For the past six years I have been meeting with a small group of friends who are interested in photography. We met as members of the now-defunct Mariposa Photo Club and named our group of seven (originally ten), FotoPosa. We continue to meet on the first Wednesday of each month for photo shoots.
Throughout the years we’ve photographed wildflowers, orchards, the Milky Way, the Mariposa History Center, the Gem and Mineral Museum, the Merced Wildlife Reserve, trees, sunsets, reflections, waterfalls and more. You can scroll through this blog’s archives to see.
There were only three of us for July’s outing. I was passenger in Marilyn’s large super duty truck. Larry followed in his 4WD car with his dogs. We drove deep into the Sierra National Forest near Yosemite’s border in Madera County hoping to reach Star Lakes. The outing would include a short hike up to the lakes.
But we took a wrong turn on a forest service road and ended up in Long Meadow.
Along the way we stopped and photographed the interesting sights.
After a three-mile drive on a dusty dirt road, a creek blocked our path.
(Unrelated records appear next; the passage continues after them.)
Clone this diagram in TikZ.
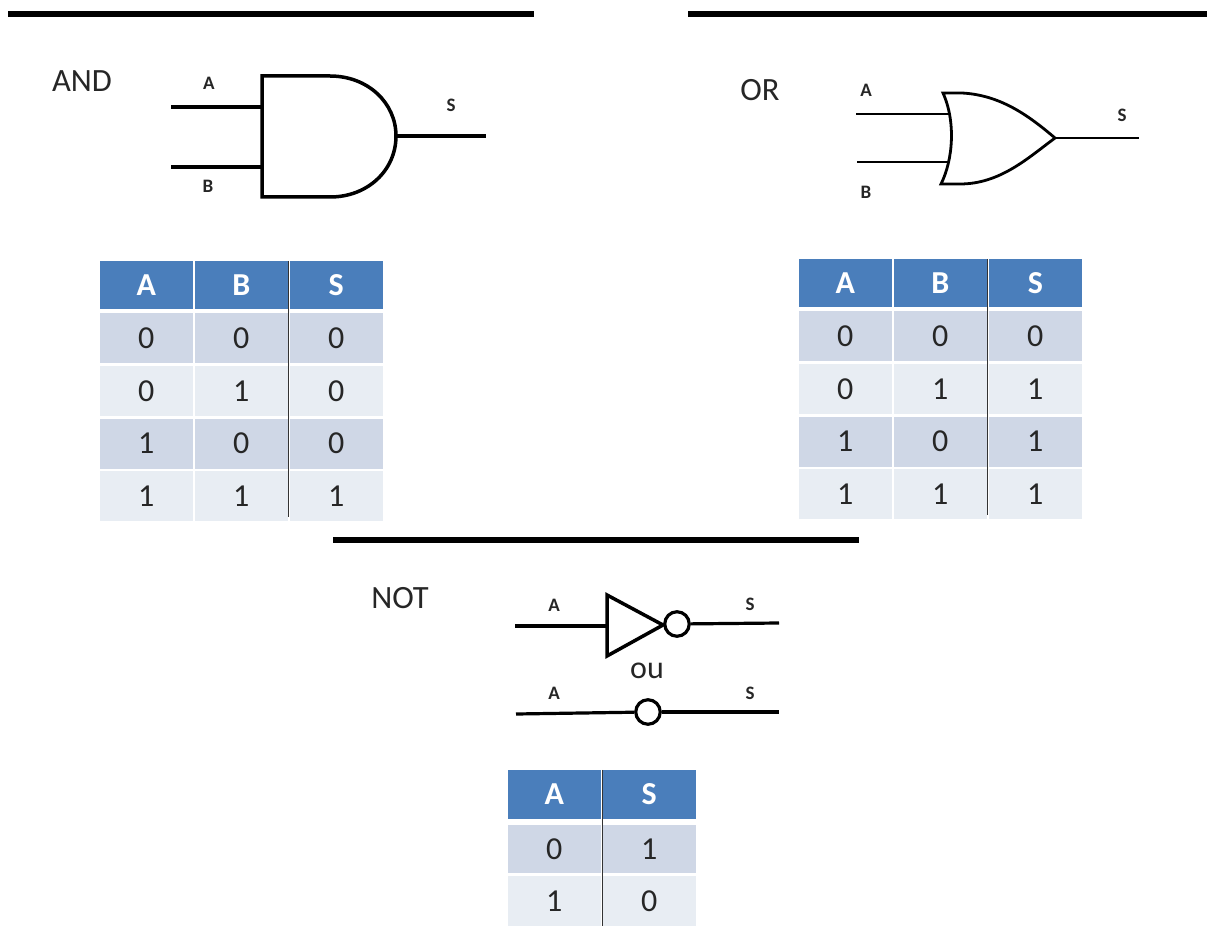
\documentclass[tikz,border=0pt]{standalone}
\usepackage{fontspec}
\setmainfont{Carlito}
\usetikzlibrary{calc,positioning}
\definecolor{headblue}{HTML}{4A7EBB}
\definecolor{rowdark}{HTML}{CFD7E6}
\definecolor{rowlight}{HTML}{E8EDF3}

\begin{document}
\begin{tikzpicture}[x=1pt,y=-1pt]
\tikzset{TITLE/.style={font=\fontsize{32.5}{33}\selectfont,text=black!85,inner sep=0pt}}
\tikzset{PIN/.style={font=\fontsize{19}{19}\selectfont\bfseries,text=black!85,inner sep=0pt}}
\tikzset{COL/.style={minimum width=92.6pt,inner sep=0pt,font=\fontsize{32}{32}\selectfont,text=black!85}}
\tikzset{HEAD/.style={COL,fill=headblue,minimum height=48pt,text=white,font=\fontsize{32}{32}\selectfont\bfseries}}
\tikzset{ODD/.style={COL,fill=rowdark,minimum height=50pt}}
\tikzset{EVEN/.style={COL,fill=rowlight,minimum height=50pt}}

\tikzset{RULE/.style={draw,line width=5.5pt}}
\tikzset{WIRE/.style={draw,line width=3.2pt}}
\tikzset{GATE/.style={draw,line width=3.5pt,line join=miter}}
\tikzset{BUBBLE/.style={draw,circle,line width=3.2pt,fill=white,minimum size=24.5pt,inner sep=0pt}}
\tikzset{DIVIDER/.style={draw,line width=1.3pt,black!80}}

\useasboundingbox (0,0) rectangle (1207,944);

% rules
\coordinate (rule and w) at (8,14);
\coordinate (rule and e) at (534,14);
\coordinate (rule or w) at (688,14);
\coordinate (rule or e) at (1207,14);
\coordinate (rule not w) at (333,540);
\coordinate (rule not e) at (859,540);
\path [RULE] (rule and w) -- (rule and e);
\path [RULE] (rule or w) -- (rule or e);
\path [RULE] (rule not w) -- (rule not e);

% AND
\node[TITLE] (and title) at (82,81) {AND};
\coordinate (and nw) at (262,76);
\coordinate (and sw) at (262,197);
\coordinate (and tip) at (396,136);
\coordinate (and a) at (262,107);
\coordinate (and b) at (262,167);
\coordinate (and a in) at (171,107);
\coordinate (and b in) at (171,167);
\coordinate (and s out) at (486,136);
\path [GATE] (and nw) -- (330,76) .. controls (368,76) and (396,103) .. (and tip)
  .. controls (396,170) and (368,197) .. (330,197) -- (and sw) -- cycle;
\path [WIRE] (and a in) -- (and a);
\path [WIRE] (and b in) -- (and b);
\path [WIRE] (and tip) -- (and s out);
\node[PIN] (and pin a) at (209,83) {A};
\node[PIN] (and pin b) at (208,186) {B};
\node[PIN] (and pin s) at (451,105) {S};

\node[HEAD] (and head a) at (146.3,285) {A};
\node[HEAD,right=2pt of and head a] (and head b) {B};
\node[HEAD,right=2pt of and head b] (and head s) {S};
\node[ODD,below=4pt of and head a] (and 1a) {0};
\node[ODD,right=2pt of and 1a] (and 1b) {0};
\node[ODD,right=2pt of and 1b] (and 1s) {0};
\node[EVEN,below=2.2pt of and 1a] (and 2a) {0};
\node[EVEN,right=2pt of and 2a] (and 2b) {1};
\node[EVEN,right=2pt of and 2b] (and 2s) {0};
\node[ODD,below=2.2pt of and 2a] (and 3a) {1};
\node[ODD,right=2pt of and 3a] (and 3b) {0};
\node[ODD,right=2pt of and 3b] (and 3s) {0};
\node[EVEN,below=2.2pt of and 3a] (and 4a) {1};
\node[EVEN,right=2pt of and 4a] (and 4b) {1};
\node[EVEN,right=2pt of and 4b] (and 4s) {1};
\path [DIVIDER] ($(and head b.north east)!.5!(and head s.north west)$) -- ($(and 4b.south east)!.5!(and 4s.south west)+(0,-4)$);

% OR
\node[TITLE] (or title) at (760,90) {OR};
\coordinate (or nw) at (943,93);
\coordinate (or sw) at (941,184);
\coordinate (or tip) at (1055,138);
\coordinate (or a) at (949,114);
\coordinate (or b) at (949,162);
\coordinate (or a in) at (856,114);
\coordinate (or b in) at (857,162);
\coordinate (or s out) at (1139,138);
\path [GATE,line width=2.8pt] (or nw) -- (962,93) .. controls (1000,95) and (1028,115) .. (or tip)
  .. controls (1028,158) and (1000,184) .. (960,184) -- (or sw)
  .. controls (953,160) and (956,122) .. (or nw) -- cycle;
\path [WIRE,line width=2.6pt] (or a in) -- (or a);
\path [WIRE,line width=2.6pt] (or b in) -- (or b);
\path [WIRE,line width=2.6pt] (or tip) -- (or s out);
\node[PIN] (or pin a) at (866,90) {A};
\node[PIN] (or pin b) at (866,192) {B};
\node[PIN] (or pin s) at (1122,115) {S};

\node[HEAD] (or head a) at (845.3,283) {A};
\node[HEAD,right=2pt of or head a] (or head b) {B};
\node[HEAD,right=2pt of or head b] (or head s) {S};
\node[ODD,below=4pt of or head a] (or 1a) {0};
\node[ODD,right=2pt of or 1a] (or 1b) {0};
\node[ODD,right=2pt of or 1b] (or 1s) {0};
\node[EVEN,below=2.2pt of or 1a] (or 2a) {0};
\node[EVEN,right=2pt of or 2a] (or 2b) {1};
\node[EVEN,right=2pt of or 2b] (or 2s) {1};
\node[ODD,below=2.2pt of or 2a] (or 3a) {1};
\node[ODD,right=2pt of or 3a] (or 3b) {0};
\node[ODD,right=2pt of or 3b] (or 3s) {1};
\node[EVEN,below=2.2pt of or 3a] (or 4a) {1};
\node[EVEN,right=2pt of or 4a] (or 4b) {1};
\node[EVEN,right=2pt of or 4b] (or 4s) {1};
\path [DIVIDER] ($(or head b.north east)!.5!(or head s.north west)$) -- ($(or 4b.south east)!.5!(or 4s.south west)+(0,-4)$);

% NOT
\node[TITLE] (not title) at (400,598) {NOT};
\coordinate (not nw) at (607,595);
\coordinate (not sw) at (607,656);
\coordinate (not tip) at (663,625);
\coordinate (not a) at (607,626);
\coordinate (not a in) at (515,626);
\coordinate (not s out) at (779,623);
\path [GATE] (not nw) -- (not tip) -- (not sw) -- cycle;
\path [WIRE] (not a in) -- (not a);
\node[BUBBLE] (not bubble) at (677,624) {};
\path [WIRE] (not bubble) -- (not s out);
\node[PIN] (not pin a) at (554,605) {A};
\node[PIN] (not pin s) at (750,604) {S};

\node[PIN,font=\fontsize{32}{32}\selectfont] (not ou) at (647,671) {ou};

\coordinate (inv a in) at (516,714);
\coordinate (inv s out) at (779,712);
\node[BUBBLE] (inv bubble) at (648,712) {};
\path [WIRE] (inv a in) -- (inv bubble);
\path [WIRE] (inv bubble) -- (inv s out);
\node[PIN] (inv pin a) at (554,693) {A};
\node[PIN] (inv pin s) at (750,693) {S};

\node[HEAD,minimum height=49pt] (not head a) at (554.3,794.5) {A};
\node[HEAD,minimum height=49pt,right=2pt of not head a] (not head s) {S};
\node[ODD,minimum height=48.5pt,below=5.5pt of not head a] (not 1a) {0};
\node[ODD,minimum height=48.5pt,right=2pt of not 1a] (not 1s) {1};
\node[EVEN,below=2pt of not 1a] (not 2a) {1};
\node[EVEN,right=2pt of not 2a] (not 2s) {0};
\path [DIVIDER] ($(not head a.north east)!.5!(not head s.north west)+(1,0)$) -- ($(not 2a.south east)!.5!(not 2s.south west)+(1,0)$);

\end{tikzpicture}
\end{document}
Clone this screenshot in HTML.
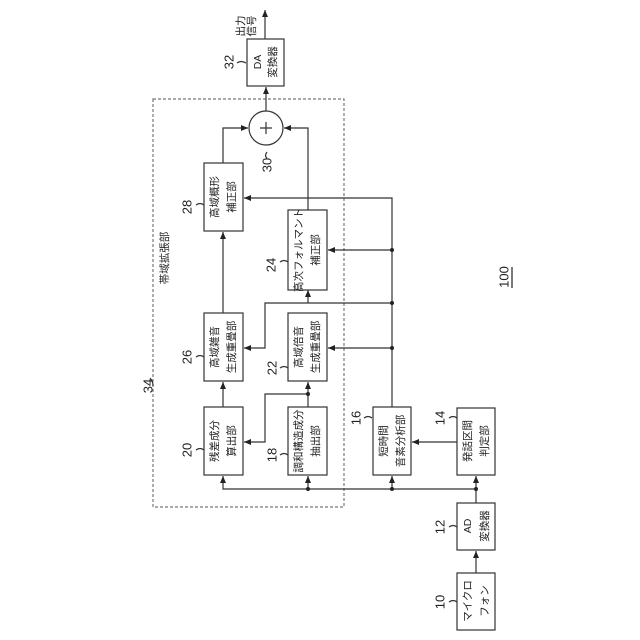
<!DOCTYPE html>
<html><head><meta charset="utf-8"><style>html,body{margin:0;padding:0;background:#fff}svg{display:block}</style></head>
<body>
<svg width="640" height="640" viewBox="0 0 640 640" xmlns="http://www.w3.org/2000/svg" font-family="'Liberation Sans','Noto Sans CJK JP',sans-serif">
<defs><marker id="a" markerWidth="8" markerHeight="8" refX="7" refY="4" orient="auto" markerUnits="userSpaceOnUse"><path d="M0,1 L7,4 L0,7 z" fill="#222"/></marker></defs>
<g fill="none" stroke="#333" stroke-width="1.2">
<rect x="153" y="99" width="191" height="408" stroke-dasharray="3,2" stroke="#777"/>
<rect x="247" y="39" width="37" height="47" fill="#fff"/>
<rect x="204" y="163" width="39" height="68"/>
<rect x="288" y="210" width="39" height="80"/>
<rect x="204" y="313" width="39" height="68"/>
<rect x="288" y="313" width="39" height="68"/>
<rect x="204" y="407" width="39" height="68"/>
<rect x="288" y="407" width="39" height="68"/>
<rect x="373" y="407" width="38" height="68"/>
<rect x="457" y="408" width="38" height="67"/>
<rect x="457" y="503" width="38" height="47"/>
<rect x="457" y="573" width="38" height="57"/>
<circle cx="266" cy="128" r="17"/>
<path d="M260,128h12M266,122v12"/>
<path d="M265,39V10" marker-end="url(#a)"/>
<path d="M266,111V87" marker-end="url(#a)"/>
<path d="M223,163V128H248" marker-end="url(#a)"/>
<path d="M308,210V128H284" marker-end="url(#a)"/>
<path d="M392,407V198H244" marker-end="url(#a)"/>
<path d="M392,250H328" marker-end="url(#a)"/>
<path d="M392,303H265V348H244" marker-end="url(#a)"/>
<path d="M392,348H328" marker-end="url(#a)"/>
<path d="M308,303V290" marker-end="url(#a)"/>
<path d="M223,313V232" marker-end="url(#a)"/>
<path d="M223,407V382" marker-end="url(#a)"/>
<path d="M308,407V382" marker-end="url(#a)"/>
<path d="M308,394H265V442H244" marker-end="url(#a)"/>
<path d="M457,442H412" marker-end="url(#a)"/>
<path d="M476,489H223V476" marker-end="url(#a)"/>
<path d="M308,489V476" marker-end="url(#a)"/>
<path d="M392,489V476" marker-end="url(#a)"/>
<path d="M476,503V476" marker-end="url(#a)"/>
<path d="M476,573V551" marker-end="url(#a)"/>
<path d="M196,205q4,-3 8,0M196,357q4,-3 8,0M196,450q4,-3 8,0M280,262q4,-3 8,0M280,368q4,-3 8,0M280,455q4,-3 8,0M364,418q4,-3 8,0M449,418q4,-3 8,0M449,527q4,-3 8,0M449,602q4,-3 8,0M237,63q4,-3 9,0M267,152q-3,4 0,6M150,378q3,3 3,8"/>
</g>
<g fill="#222"><circle cx="392" cy="250" r="2"/><circle cx="392" cy="303" r="2"/><circle cx="392" cy="348" r="2"/><circle cx="308" cy="394" r="2"/><circle cx="308" cy="489" r="2"/><circle cx="392" cy="489" r="2"/><circle cx="476" cy="489" r="2"/></g>
<g fill="#222" font-size="10.5" text-anchor="middle" dominant-baseline="central">
<text transform="translate(241,26) rotate(-90)">出力</text>
<text transform="translate(252,26) rotate(-90)">信号</text>
<text transform="translate(258,62) rotate(-90)">DA</text>
<text transform="translate(273,62) rotate(-90)">変換器</text>
<text transform="translate(215,197) rotate(-90)">高域概形</text>
<text transform="translate(232,197) rotate(-90)">補正部</text>
<text transform="translate(299,250) rotate(-90)">高次フォルマント</text>
<text transform="translate(316,250) rotate(-90)">補正部</text>
<text transform="translate(215,347) rotate(-90)">高域雑音</text>
<text transform="translate(232,347) rotate(-90)">生成重畳部</text>
<text transform="translate(299,347) rotate(-90)">高域倍音</text>
<text transform="translate(316,347) rotate(-90)">生成重畳部</text>
<text transform="translate(215,441) rotate(-90)">残差成分</text>
<text transform="translate(232,441) rotate(-90)">算出部</text>
<text transform="translate(299,441) rotate(-90)">調和構造成分</text>
<text transform="translate(316,441) rotate(-90)">抽出部</text>
<text transform="translate(384,441) rotate(-90)">短時間</text>
<text transform="translate(401,441) rotate(-90)">音素分析部</text>
<text transform="translate(468,441) rotate(-90)">発話区間</text>
<text transform="translate(485,441) rotate(-90)">判定部</text>
<text transform="translate(468,526) rotate(-90)">AD</text>
<text transform="translate(485,526) rotate(-90)">変換器</text>
<text transform="translate(468,601) rotate(-90)">マイクロ</text>
<text transform="translate(485,601) rotate(-90)">フォン</text>
<text transform="translate(165,258) rotate(-90)">帯域拡張部</text>
</g>
<g fill="#222" font-size="13" text-anchor="middle" dominant-baseline="central">
<text transform="translate(229,62) rotate(-90)">32</text>
<text transform="translate(267,165) rotate(-90)">30</text>
<text transform="translate(187,207) rotate(-90)">28</text>
<text transform="translate(271,265) rotate(-90)">24</text>
<text transform="translate(187,357) rotate(-90)">26</text>
<text transform="translate(272,368) rotate(-90)">22</text>
<text transform="translate(187,450) rotate(-90)">20</text>
<text transform="translate(272,455) rotate(-90)">18</text>
<text transform="translate(356,418) rotate(-90)">16</text>
<text transform="translate(440,418) rotate(-90)">14</text>
<text transform="translate(440,527) rotate(-90)">12</text>
<text transform="translate(440,602) rotate(-90)">10</text>
<text transform="translate(148,386) rotate(-90)">34</text>
<text transform="translate(504,277) rotate(-90)">100</text>
</g>
<path d="M512,267V288" stroke="#222" stroke-width="1.2"/>
</svg>
</body></html>
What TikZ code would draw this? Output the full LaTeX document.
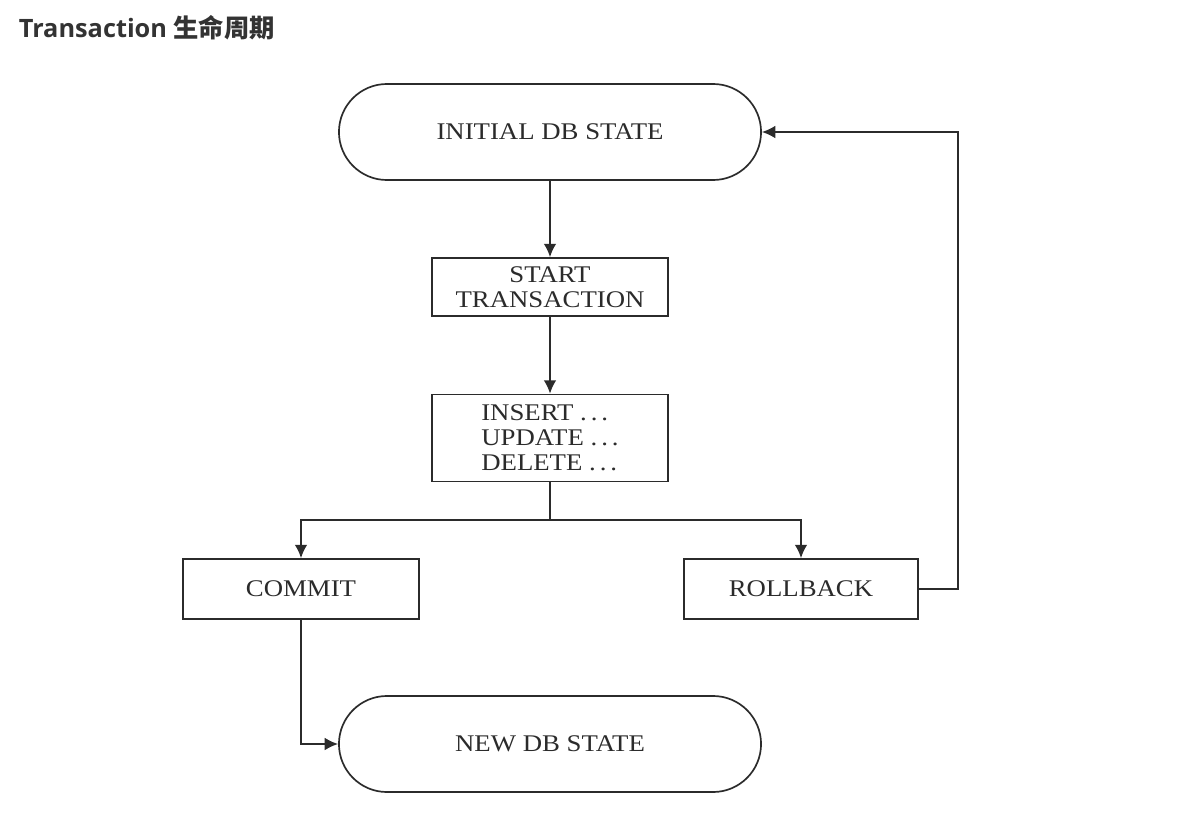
\documentclass[tikz,border=0pt]{standalone}
\usepackage{fontspec}
\setmainfont{Liberation Serif}[FakeStretch=1.12]
\newfontfamily\titlefont{Open Sans}
\newfontfamily\cjk{Noto Sans CJK SC}
\usepackage{tikz}
\usetikzlibrary{shapes.misc,arrows.meta,positioning}
\definecolor{ink}{HTML}{2B2B2B}
\definecolor{titleink}{HTML}{333333}

\begin{document}
\begin{tikzpicture}[x=0.025cm, y=-0.025cm,
    line width=1.2pt, draw=ink, text=ink,
    every node/.style={font=\fontsize{17}{17.8}\selectfont},
    dbstate/.style={draw, rounded rectangle, minimum width=10.55cm, minimum height=2.4cm, inner sep=0pt},
    stepbox/.style={draw, rectangle, minimum width=5.9cm, inner sep=0pt, align=center},
    flow/.style={draw=ink, -{Latex[length=9.5pt,width=9pt]}}]
    \useasboundingbox (0,0) rectangle (1180,815);

    \node[anchor=base west, inner sep=0pt, text=titleink, font=\fontsize{18}{20}\selectfont\bfseries] (title) at (18,37) {\titlefont Transaction \cjk 生命周期};

    \node[dbstate] (init) at (550,132) {INITIAL DB STATE};
    \node[stepbox, minimum height=1.45cm] (start) at (550,287) {START\\TRANSACTION};
    \node[stepbox, minimum height=2.175cm, align=left] (ops) at (550,438) {INSERT .\,.\,.\\UPDATE .\,.\,.\\DELETE .\,.\,.};
    \node[stepbox, minimum height=1.5cm] (commit) at (301,589) {COMMIT};
    \node[stepbox, minimum height=1.5cm, minimum width=5.85cm] (rollback) at (801,589) {ROLLBACK};
    \node[dbstate] (newdb) at (550,744) {NEW DB STATE};

    \coordinate (split) at (550,520);

    \draw[flow] (init) -- (start);
    \draw[flow] (start) -- (ops);
    \draw (ops) -- (split);
    \draw[flow] (split) -| (commit);
    \draw[flow] (split) -| (rollback);
    \draw[flow] (rollback.east) -- ++(39,0) |- (init.east);
    \draw[flow] (commit) |- (newdb.west);
\end{tikzpicture}
\end{document}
Even though we were in a high clearance vehicle, we couldn’t get around the boulders. Larry’s car was already pushing its limit driving that rocky, rutted road, so he called it quits.
Larry easily turned his car around and Marilyn carefully navigated what felt like a 16-point turn on the narrow path, then we headed back the way we came.
On Thursday—the day after our outing—the Washburn Fire began in Wawona, Yosemite National Park. It burned an area of the Mariposa Grove of Big Trees. It also spread and burned the whole area we explored the day before.
How lucky we were not to have been present during the fire and to have photographed the meadow and its surroundings before it burned. I hope the ranchers removed the cows and horses in time.